O ataque contra Charlie Hebdo deixou milhões de pessoas de luto. Só na Place de La Republique foram 35 mil pessoas a sair à rua e para Sábado está marcada uma marcha republicana na capital. “Je suis Charlie” tornou-se no lema da demonstração de solidariedade para com as vítimas, que no fundo, fomos todos nós. Depressa se percebe que este atentado não foi um simples ataque terrorista mas sim um ataque àquilo que as democracias mais prezam, a liberdade de expressão. Rude golpe este. Uma sociedade livre tem sempre inimigos que se sentem ameaçados com a crítica e a opinião, a história está repleta de exemplos que o confirmam, mas felizmente a democracia vive e a liberdade também. Cabe-nos a nós, cidadãos livres, continuar a lutar contra as ofensivas externas que ameaçam a nossa forma de viver, de pensar, de expressar.

“Era natural”. Foram estas as palavras de Seixas da Costa, ex-embaixador português em França entre 2009 e 2013. A verdade é que o primeiro-ministro francês já tinha avisado, há uma semana atrás, que a França estava sob ameaça iminente de um atentado terrorista mas nunca se está preparado para assistir a atos de barbárie como o que se sucedeu. As reações políticas foram imediatas. Marie Le Pen foi das primeiras a pronunciar-se sobre o acontecimento dizendo-se “horrorizada” com o ocorrido e François Hollande, Presidente da República francesa, deslocou-se de imediato ao local apelando à união dos franceses e a uma resposta com firmeza e unidade nacional. Não podia estar mais de acordo. Chega de morte e selvajaria! Não queremos mártires, queremos paz e liberdade. A resposta deve chegar. Deve ser dada não só pela França como por toda a comunidade internacional. Mas há que ter cuidado e muita cautela. O ódio e a revolta são sentimentos plásticos e maleáveis que podem ser utilizados por cabeças fracas. Não confundamos aquelas comunidades árabes e muçulmanas que vivem em Estados democráticos e que respeitam, tanto quanto nós, a liberdade de expressão e os Direitos do Homem. Não confundamos o Islão com o extremismo religioso. Não confundamos fé com terrorismo.

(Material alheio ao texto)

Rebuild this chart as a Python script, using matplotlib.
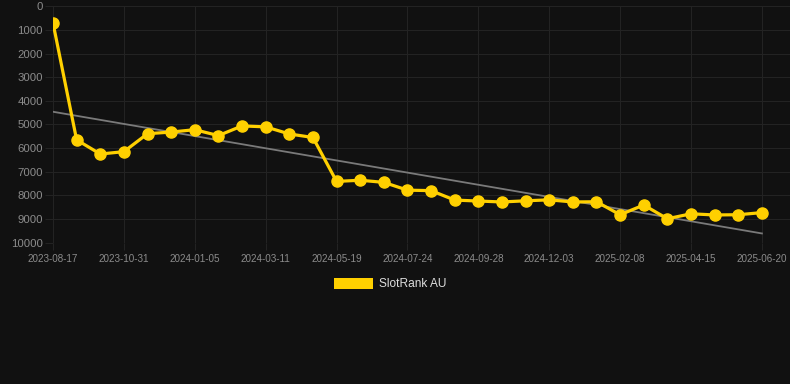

É com pesar e tristeza que vou escrevendo estas linhas. Como jovem estudante que sou, criado e educado em liberdade, olho para acontecimentos como este com profunda revolta e inquietação. A vida humana tornou-se supérflua para quem clama por um mundo onde não existe espaço para a discórdia e para o respeito entre pares. A tolerância é um projeto base fundamental de qualquer sociedade. Ou pelo menos assim o devia ser. Não nos deixemos intimidar por estes fulanos que utilizam o medo para propagandear um ideal (e não uma fé). Não precisamos de muletas de espírito, deixemos isso para os fracos e para os que não conseguem pensar em soluções num contexto internacional e que não conseguem colocar de lado as suas diferenças e concentrar-se nas suas parecenças. É mais o que nos une (Homens) do que aquilo que nos separa. Continuarei a pensar assim e a acreditar, ainda que ingenuamente, que a construção de um mundo melhor é possível. Um mundo sem violência. Um mundo sem medo. A religião não é uma coisa má. Apela ao espiritual e por isso é passível de ser deturpada e utilizada para fins que não são os seus. Como diria Cabu nos seus desenhos em referência ao profeta Maomé: “Como é duro ser amado por imbecis”.

“Prefiro morrer de pé a viver de joelhos”. Estas são palavras de Charb, diretor do Charlie. Como cronista, sinto-me bastante sentido e solidário com o massacre à melhor arma de qualquer democracia, ao último bastião de defesa das liberdades individuais e coletivas, a liberdade de imprensa. Podem matar a caneta, mas nunca matarão a ideia. Obrigado Charb, Cabu, Wolinski e Tignous, obrigado a todos os trabalhadores de Charlie Hebdo, obrigado a todos os jornalistas e cartoonistas do mundo. Vocês são arma do cidadão comum. Vocês são a palavra que não mata mas faz moça. Não desistiremos de dizer aquilo que achamos que tem de ser dito. A liberdade continuará a ser defendida pela ciência, pelas artes, pelas imagens, pela escrita, pela palavra. Não abdicaremos do propósito mais antigo e ameaçado do mundo, a liberdade. Por isso digo e infindavelmente direi: Serei sempre Charlie Hebdo!